It is 2,500 years since Aristophanes wrote Lysistrata and the fact that it can still make audiences in Scarborough fall about laughing seems at first like a small miracle. I don’t imagine that anybody in the theatre when I saw it last night had read the original, certainly not in the original greek, and most of the people watching it would have had little idea how it would have originally been performed. We didn’t care. Blake Morrison has transformed the women who stormed the Acropolis in protest against the senseless waste of life in the Peloponnesean war into a group of sassy Northern women with an earthy wit and a sharp eye for a telling rhyme, and transported them to a northern industrial town torn apart by racial tensions. They have had enough of the wasteful violence they see on the streets around them every day and decide on a policy of, “No nookie till the fighting stops”. They are led by Lisa, who is played by Becky Hindley, and if ever Becky Hindley gets the chance to perform Mother Courage, Beatrice, or Volumnia I want to see it. In fact, if she cares to sit on stage and read Heat magazine for a while I wouldn’t mind seeing that as well.
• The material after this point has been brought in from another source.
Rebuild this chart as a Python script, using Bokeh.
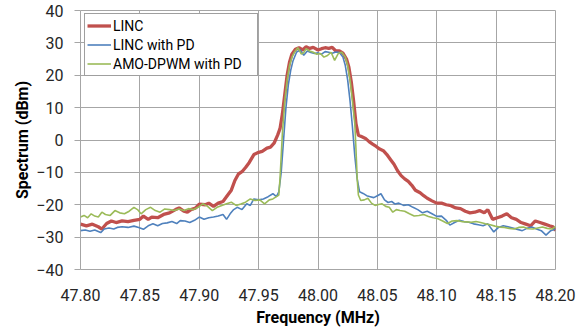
from bokeh.plotting import figure
from bokeh.models import Range1d, FixedTicker, NumeralTickFormatter, Legend, LegendItem
from bokeh.embed import file_html
from bokeh.resources import INLINE

# ---------------- data ----------------
linc_f = [47.800, 47.805, 47.810, 47.815, 47.818, 47.822, 47.826, 47.830, 47.835, 47.840,
          47.845, 47.850, 47.853, 47.857, 47.860, 47.865, 47.870, 47.875, 47.880, 47.883,
          47.887, 47.890, 47.893, 47.897, 47.900, 47.905, 47.908, 47.912, 47.916, 47.920,
          47.924, 47.927, 47.930, 47.933, 47.936, 47.939, 47.942, 47.946, 47.950, 47.953,
          47.957, 47.960, 47.963, 47.966, 47.968, 47.970, 47.972, 47.974, 47.976, 47.978,
          47.981, 47.984, 47.987, 47.990, 47.993, 47.996, 48.000, 48.003, 48.006, 48.009,
          48.012, 48.015, 48.018, 48.021, 48.024, 48.026, 48.028, 48.030, 48.032, 48.034,
          48.037, 48.040, 48.043, 48.046, 48.049, 48.052, 48.055, 48.058, 48.061, 48.064,
          48.067, 48.070, 48.073, 48.076, 48.079, 48.082, 48.086, 48.089, 48.092, 48.096,
          48.100, 48.104, 48.108, 48.112, 48.116, 48.120, 48.124, 48.128, 48.132, 48.136,
          48.140, 48.143, 48.147, 48.151, 48.155, 48.159, 48.163, 48.167, 48.171, 48.175,
          48.179, 48.183, 48.187, 48.191, 48.195, 48.198, 48.200]
linc_db = [-26.0, -26.5, -26.0, -26.8, -27.5, -25.8, -25.0, -25.5, -25.0, -25.2,
           -24.8, -24.5, -23.5, -24.5, -23.8, -24.0, -23.0, -22.5, -21.5, -21.0,
           -22.0, -22.3, -21.5, -21.0, -19.8, -20.0, -19.5, -20.5, -19.5, -19.0,
           -17.0, -15.5, -12.5, -10.5, -9.8, -8.5, -7.0, -4.5, -3.8, -3.5,
           -2.5, -2.2, -1.0, 1.5, 3.5, 8.0, 14.0, 20.0, 24.0, 26.5,
           28.0, 28.5, 27.8, 28.8, 28.3, 28.6, 27.8, 28.2, 28.5, 28.3,
           28.6, 27.5, 27.5, 26.8, 25.0, 22.5, 18.0, 12.0, 5.0, 1.5,
           1.0, 0.5, -0.5, -1.3, -2.0, -2.8, -3.3, -4.5, -6.0, -7.5,
           -9.5, -11.0, -12.0, -12.8, -14.0, -15.5, -16.3, -17.2, -18.0, -18.8,
           -19.5, -19.5, -20.0, -20.3, -21.0, -21.2, -22.0, -22.5, -22.3, -21.8,
           -22.5, -21.5, -24.5, -24.0, -23.5, -22.8, -24.0, -24.5, -25.5, -26.0,
           -26.5, -25.0, -25.5, -26.0, -26.5, -26.8, -28.0]

pd_f = [47.800, 47.804, 47.808, 47.812, 47.817, 47.820, 47.824, 47.828, 47.831, 47.835,
        47.840, 47.845, 47.849, 47.853, 47.857, 47.861, 47.865, 47.869, 47.873, 47.877,
        47.881, 47.884, 47.888, 47.892, 47.896, 47.900, 47.904, 47.908, 47.912, 47.916,
        47.920, 47.923, 47.926, 47.929, 47.932, 47.936, 47.940, 47.943, 47.946, 47.950,
        47.954, 47.958, 47.962, 47.965, 47.967, 47.969, 47.971, 47.973, 47.975, 47.977,
        47.979, 47.982, 47.985, 47.988, 47.991, 47.994, 47.997, 48.000, 48.003, 48.006,
        48.009, 48.012, 48.015, 48.018, 48.021, 48.023, 48.025, 48.027, 48.029, 48.031,
        48.033, 48.035, 48.038, 48.041, 48.044, 48.047, 48.050, 48.053, 48.056, 48.059,
        48.062, 48.065, 48.068, 48.072, 48.076, 48.080, 48.084, 48.088, 48.092, 48.096,
        48.100, 48.104, 48.108, 48.111, 48.115, 48.119, 48.123, 48.127, 48.131, 48.135,
        48.139, 48.143, 48.148, 48.152, 48.156, 48.160, 48.164, 48.168, 48.172, 48.176,
        48.180, 48.184, 48.188, 48.192, 48.196, 48.200]
pd_db = [-28.0, -27.8, -28.2, -27.8, -28.6, -27.5, -27.2, -27.5, -27.0, -26.8,
         -27.0, -26.6, -27.0, -27.6, -26.5, -25.9, -26.5, -25.8, -25.6, -25.2,
         -25.8, -24.9, -25.0, -25.5, -24.8, -23.8, -24.5, -24.0, -23.8, -23.5,
         -23.0, -24.5, -22.8, -21.5, -20.8, -21.5, -19.7, -20.2, -18.2, -18.5,
         -18.2, -17.5, -16.6, -17.5, -16.0, -10.0, 0.0, 10.0, 17.0, 21.5,
         24.5, 27.2, 27.8, 26.2, 27.5, 27.0, 26.7, 26.9, 26.5, 27.3,
         27.1, 26.8, 27.2, 27.0, 25.6, 23.0, 18.5, 12.0, 4.0, -5.0,
         -12.0, -16.0, -16.5, -17.2, -17.5, -17.8, -17.2, -16.6, -18.5, -19.3,
         -19.0, -19.8, -19.5, -20.2, -20.0, -20.8, -21.5, -22.5, -22.0, -22.8,
         -23.6, -23.5, -24.8, -26.3, -25.5, -24.8, -25.2, -25.4, -25.9, -26.2,
         -26.5, -25.9, -28.4, -27.0, -26.5, -26.8, -27.2, -27.6, -28.0, -27.3,
         -26.9, -27.5, -28.0, -29.4, -28.0, -27.5]

amo_f = [47.800, 47.803, 47.806, 47.809, 47.812, 47.815, 47.818, 47.821, 47.825, 47.829,
         47.833, 47.837, 47.841, 47.845, 47.848, 47.851, 47.855, 47.859, 47.863, 47.867,
         47.871, 47.875, 47.879, 47.883, 47.887, 47.891, 47.895, 47.899, 47.903, 47.907,
         47.911, 47.915, 47.919, 47.923, 47.927, 47.931, 47.935, 47.939, 47.943, 47.947,
         47.951, 47.955, 47.959, 47.962, 47.965, 47.967, 47.968, 47.969, 47.970, 47.972,
         47.974, 47.976, 47.978, 47.980, 47.983, 47.986, 47.988, 47.990, 47.993, 47.996,
         47.999, 48.002, 48.005, 48.008, 48.011, 48.014, 48.017, 48.020, 48.023, 48.025,
         48.027, 48.029, 48.031, 48.032, 48.033, 48.034, 48.036, 48.039, 48.042, 48.045,
         48.048, 48.051, 48.054, 48.057, 48.060, 48.063, 48.066, 48.069, 48.073, 48.077,
         48.081, 48.085, 48.089, 48.093, 48.097, 48.101, 48.105, 48.109, 48.113, 48.117,
         48.121, 48.125, 48.129, 48.133, 48.137, 48.141, 48.145, 48.149, 48.153, 48.157,
         48.161, 48.165, 48.169, 48.173, 48.177, 48.181, 48.185, 48.189, 48.193, 48.197,
         48.200]
amo_db = [-23.8, -23.3, -24.0, -22.8, -23.5, -23.8, -22.3, -23.0, -23.3, -21.8,
          -22.5, -22.8, -22.0, -20.8, -21.5, -22.8, -21.5, -20.8, -21.8, -22.3,
          -21.3, -21.5, -21.8, -21.3, -21.8, -21.2, -21.5, -20.8, -19.7, -20.5,
          -21.8, -20.8, -20.2, -19.7, -19.2, -20.2, -19.8, -19.2, -18.2, -18.7,
          -18.5, -19.7, -18.5, -18.2, -17.5, -17.0, -12.0, -5.0, 2.0, 12.0,
          18.5, 23.0, 25.5, 27.0, 28.5, 26.5, 27.0, 28.2, 27.5, 27.1,
          26.5, 26.7, 25.6, 26.1, 27.1, 24.6, 26.7, 27.1, 25.6, 23.0,
          18.5, 12.0, 5.0, -3.0, -12.0, -17.0, -18.7, -18.5, -18.0, -19.5,
          -20.2, -19.9, -19.7, -20.5, -20.8, -22.3, -21.5, -21.8, -22.0, -22.8,
          -23.5, -23.3, -23.0, -23.6, -24.0, -24.3, -25.0, -25.8, -25.0, -24.9,
          -25.2, -25.3, -25.4, -25.2, -25.5, -25.9, -26.2, -26.6, -26.9, -27.0,
          -27.3, -27.5, -27.0, -26.9, -27.4, -27.5, -27.2, -26.9, -27.3, -27.5,
          -26.7]

x_ticks = [47.80, 47.85, 47.90, 47.95, 48.00, 48.05, 48.10, 48.15, 48.20]
y_ticks = [-40, -30, -20, -10, 0, 10, 20, 30, 40]
series_names = ["LINC", "LINC with PD", "AMO-DPWM with PD"]
x_title = "Frequency (MHz)"
y_title = "Spectrum (dBm)"

# ---------------- figure ----------------
FONT = "Roboto"
GRID = "#a6a6a6"

p = figure(width=580, height=332, output_backend="svg", toolbar_location=None,
           x_range=Range1d(47.80, 48.20), y_range=Range1d(-40, 40),
           min_border_left=80, min_border_right=25, min_border_top=10, min_border_bottom=63)

p.background_fill_color = "white"
p.border_fill_color = "white"
p.outline_line_color = GRID
p.outline_line_width = 1

p.xgrid.grid_line_color = GRID
p.ygrid.grid_line_color = GRID
p.xgrid.grid_line_width = 1
p.ygrid.grid_line_width = 1

p.xaxis.ticker = FixedTicker(ticks=x_ticks)
p.yaxis.ticker = FixedTicker(ticks=y_ticks)
p.xgrid.ticker = FixedTicker(ticks=x_ticks)
p.ygrid.ticker = FixedTicker(ticks=y_ticks)
p.xaxis.formatter = NumeralTickFormatter(format="0.00")

for ax in (p.xaxis, p.yaxis):
    ax.axis_line_color = None
    ax.minor_tick_line_color = None
    ax.major_tick_in = 0
    ax.minor_tick_out = 0
    ax.minor_tick_in = 0
    ax.major_label_text_font = FONT
    ax.major_label_text_font_size = "16px"
    ax.major_label_text_color = "#262626"
    ax.axis_label_text_font = FONT
    ax.axis_label_text_font_size = "16px"
    ax.axis_label_text_font_style = "bold"
    ax.axis_label_text_color = "black"

# x axis: no tick marks; y axis: short grey outward ticks
p.xaxis.major_tick_line_color = None
p.xaxis.major_tick_out = 0
p.yaxis.major_tick_line_color = GRID
p.yaxis.major_tick_out = 6

p.xaxis.axis_label = x_title
p.yaxis.axis_label = y_title
p.xaxis.major_label_standoff = 19
p.xaxis.axis_label_standoff = 4
p.yaxis.major_label_standoff = 11
p.yaxis.axis_label_standoff = 1

r1 = p.line(linc_f, linc_db, line_color="#c0504d", line_width=3.3)
r2 = p.line(pd_f, pd_db, line_color="#4f81bd", line_width=1.6)
r3 = p.line(amo_f, amo_db, line_color="#9bbb59", line_width=1.6)

legend = Legend(items=[LegendItem(label=series_names[0], renderers=[r1]),
                       LegendItem(label=series_names[1], renderers=[r2]),
                       LegendItem(label=series_names[2], renderers=[r3])],
                location=(4, 193), margin=0, padding=2, spacing=0,
                glyph_width=24, glyph_height=19, label_height=19, label_width=142,
                label_standoff=2,
                label_text_font=FONT, label_text_font_size="14px", label_text_color="black",
                border_line_color="#404040", border_line_width=1,
                background_fill_color="white", background_fill_alpha=1.0)
p.add_layout(legend, "center")

open("out.html", "w").write(file_html(p, INLINE))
She was amazing. The kind of strong vibrant clever down to earth woman we hear a lot about but don’t see often enough. Thanks to the fact that men and women have changed little in two and a half centuries the transformation works a treat. Blake Morrison has also been wise enough to keep some essential elements of Greek theatre, such as large red strap on penises with woolly socks and pom poms for the men. When four of these perform a barber shop quartet I am quite sure that it is beyond anything that even Aristophanes could have imagined. And yes, their mouths did move. Not that the Greeks were a bunch of puritans. He explains in his programme note that the original language is so obscene he had to tone it down for modern ears. It makes you wonder what could possibly be in there.
It was a pitch perfect marriage of company to play and the enthusiasm of the actors was infectious. They were also deadly accurate in the way they threw the verse around, sharing couplets and finishing them off to point up a laugh, free-wheeling in a way which was both relaxed and right on the beat.
Northern Broadsides can lack subtlety from time to time, but when you need actors with full blooded commitment and technical skill, allied to some cracking music and a wicked sense of fun you don’t really need to go anywhere else.